Tabi ki bu organizasyonun “yeşil” olduğunun düşünülmesi içim bazı girişimler öne çıkarıldı. Vegan ve vejetaryen yemek seçenekleri sunuldu, emisyon hedefi sık sık tekrarlandı. Ancak asıl sorun şu ki;
Olimpiyatlar sürdürülebilir şekilde düzenlenemeyecek kadar büyük.
Örneğin, Olimpiyatlarda yaklaşık 10 bin atlet yarışıyor. Bu yarışçılar için yaklaşık 400 bin yani, atlet sayısının 40 katı görevli insan var. Gönüllüler, antrenörler, güvenlik gibi gibi..Buna ilaveten 13-14 milyon ziyaretçi oyunları izlemeye geliyor. Yani gösterinin esas aktörleri olan atletler azınlıkta. Gerisi büyük bir kalabalık.
Lozan Üniversitesi Coğrafya ve Sürdürülebilirlik Bölümünün genel olarak Olimpiyatlar ile ilgili bulguları ise şöyle;
Olimpiyatların “yeşil” veya “sürdürülebilir” olduğuna dair söylemlerdeki artışa rağmen olimpiyatların sürdürülebilirliği aslında azalıyor. Uluslararası Olimpiyat Komitesi’nin ve organizatörlerin söylediklerine inanırsanız olimpiyatların giderek daha sürdürülebilir hale geldiklerini düşünebilirsiniz. Fakat eğilim aslında aşağı doğru.
Bunun birkaç nedeni var. İlk olarak olimpiyatlar sürekli büyüyor ve büyüdükçe de kaynak tüketimi artıyor. Daha fazla spor varsa daha fazla stadyum gerekir. Daha fazla seyirci uçarsa karbondioksit salımı artar. Daha büyük stadyumlar daha fazla otel daha büyük ulaşım kapasitesi gerekir. Dolayısı ile büyüme önemli bir eğilim.
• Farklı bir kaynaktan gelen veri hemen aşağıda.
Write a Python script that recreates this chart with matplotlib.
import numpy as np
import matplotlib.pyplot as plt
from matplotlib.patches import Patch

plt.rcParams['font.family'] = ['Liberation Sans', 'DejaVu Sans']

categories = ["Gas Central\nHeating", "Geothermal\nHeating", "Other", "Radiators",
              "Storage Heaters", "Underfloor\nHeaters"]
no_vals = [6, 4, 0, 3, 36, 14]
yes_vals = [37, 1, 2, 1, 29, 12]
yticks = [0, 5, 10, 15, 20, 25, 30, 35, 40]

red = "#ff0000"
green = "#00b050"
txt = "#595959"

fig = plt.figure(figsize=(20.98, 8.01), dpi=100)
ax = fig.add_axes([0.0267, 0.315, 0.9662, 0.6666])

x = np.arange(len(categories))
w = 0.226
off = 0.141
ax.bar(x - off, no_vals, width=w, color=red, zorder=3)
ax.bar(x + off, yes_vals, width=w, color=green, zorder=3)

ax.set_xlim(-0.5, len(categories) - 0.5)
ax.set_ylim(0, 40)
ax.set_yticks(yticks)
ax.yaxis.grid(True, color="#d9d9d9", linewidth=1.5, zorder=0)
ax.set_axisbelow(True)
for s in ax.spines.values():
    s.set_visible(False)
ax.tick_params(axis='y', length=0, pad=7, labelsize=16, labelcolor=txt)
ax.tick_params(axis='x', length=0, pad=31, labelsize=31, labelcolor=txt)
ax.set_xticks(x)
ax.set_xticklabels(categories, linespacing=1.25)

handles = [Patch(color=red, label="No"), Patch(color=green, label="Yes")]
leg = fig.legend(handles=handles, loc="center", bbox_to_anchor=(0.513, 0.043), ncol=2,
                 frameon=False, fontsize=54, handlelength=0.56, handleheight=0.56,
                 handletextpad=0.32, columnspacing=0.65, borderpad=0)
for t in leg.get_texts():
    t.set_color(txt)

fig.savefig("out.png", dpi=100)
Ve ayrıca yerlerinden edilen onlarca insan. Bu da çok ayrı bir mesele. AP’nin haberine göre, sırt çantaları ve küçük çocuklarıyla Paris sokaklarında uyuyan yüzlerce kişi, Perşembe günü silahlı polisler tarafından otobüslere bindirilerek şehir dışına çıkartıldılar. Bu kişiler 2024 Olimpiyatları'nın açılış töreni öncesinde şehirden sürülen göçmenler ve evsiz gruplardı. Büyük ölçüde Afrikalı göçmenlerden oluşan grup, Fransız hükümeti tarafından otobüslerle şehrin dış kesimlerine en azından oyunların sonuna kadar geçici konaklama yerlerine doğru yola çıktılar.
İklim Değişiyorsa Olimpiyatlar da değişmeli;
Anlaşılıyor ki, Olimpiyatların daha sürdürülebilir olmasının önündeki en büyük engel, organizasyonun giderek büyüyen boyutu. O neden ile birincisi, etkinliğin boyutunu küçültmek gerekiyor. Daha az seyirci daha az karbondioksit emisyonu anlamına geliyor o neden ile ziyaretçi sayısına belki bir kota uygulanmalı. Çok düşük fiyatlarla kıtalararası trenler kiralanması, ayrıca, "sıfır yeni inşaat" ve "%100 vejetaryen yemekler" hedefleyerek inşaat ve ikram konusunda da öneriler yapılıyor uzmanlar tarafından.
Televizyon ve sosyal medya sayesinde, Paris’ten uzakta yaşayanlar olarak Oyunlara gitmeden de gerçek zamanlı olarak Olimpiyatları takip edebiliyoruz. Aslında 2020'de düzenlenen Tokyo Olimpiyatları (1.9 milyon ton emisyon) Covid salgını nedeniyle uluslararası hayranlara sahip değildi ve Dünya bundan daha iyi durumdaydı o neden ile gelecekteki oyunların kapsamı yeniden düşünülmeli. Elbette daha küçük ölçekli bir Olimpiyat her şeyi çözmeyecektir ancak hem bu etkinlikleri hem de Dünyayı daha sürdürülebilir hale getirecektir.